- Film poster from Quebec's initial release
- French: La Grenouille et la baleine
- Directed by: Jean-Claude Lord
- Written by: Jean-Claude Lord Lise Thouin Jacques Bobet André Melançon
- Produced by: Rock Demers
- Starring: Fanny Lauzier; Denis Forest; Marina Orsini;
- Cinematography: Thomas Burstyn
- Edited by: Hélène Girard
- Production company: Les Productions La Fête
- Distributed by: Cinéma Plus Distribution
- Release date: June 17, 1988;
- Running time: 91 minutes
- Country: Canada
- Languages: French, English
- Box office: C$1.79 million (Quebec)

= Tadpole and the Whale =

Tadpole and the Whale (La Grenouille et la baleine) is a Canadian children's fantasy film, directed by Jean-Claude Lord and released in 1988 as part of the Tales for All series.

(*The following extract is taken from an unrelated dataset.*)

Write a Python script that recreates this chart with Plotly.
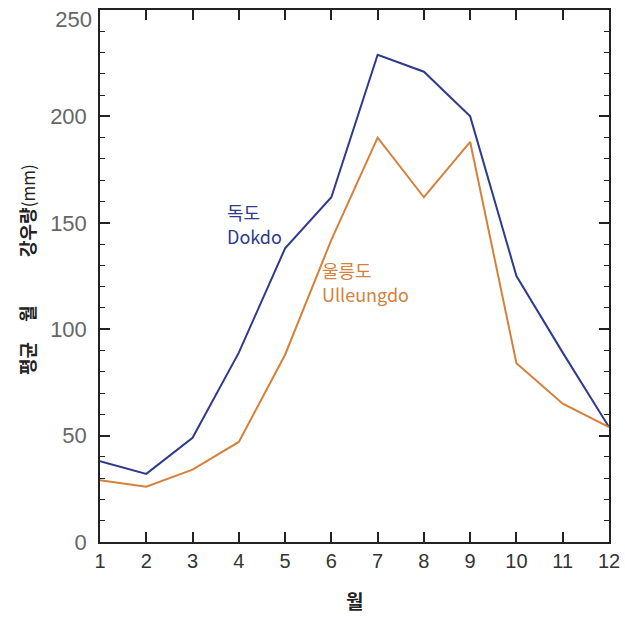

The film stars Fanny Lauzier as Daphné, a young girl living in Mingan, Quebec who has developed the ability to breathe underwater, and who has befriended the dolphins and the whales living near the town in the Gulf of St. Lawrence. The film's cast also includes Denis Forest, Marina Orsini, Félix-Antoine Leroux, Jean Lajeunesse, Lise Thouin, Louise Richer, Thomas Donohue, Roland Laroche, Pierre-Olivier Gagnon, Jean-Pierre Leduc, Jean Lafontaine, Jean Lemire, André Doyle, Claude Grisé and Alie Lavoie Gray.

The film garnered three Genie Award nominations at the 10th Genie Awards in 1989, including Best Original Screenplay, Best Cinematography (Thomas Burstyn) and Best Original Song for "We Are One (Sous la mer)" (Normand Dubé, Guy Trépanier and Nathalie Carson). It also won the Golden Reel Award as the year's top-grossing Canadian film with a gross of C$1.79 million just from Quebec, before it had even opened in English Canada.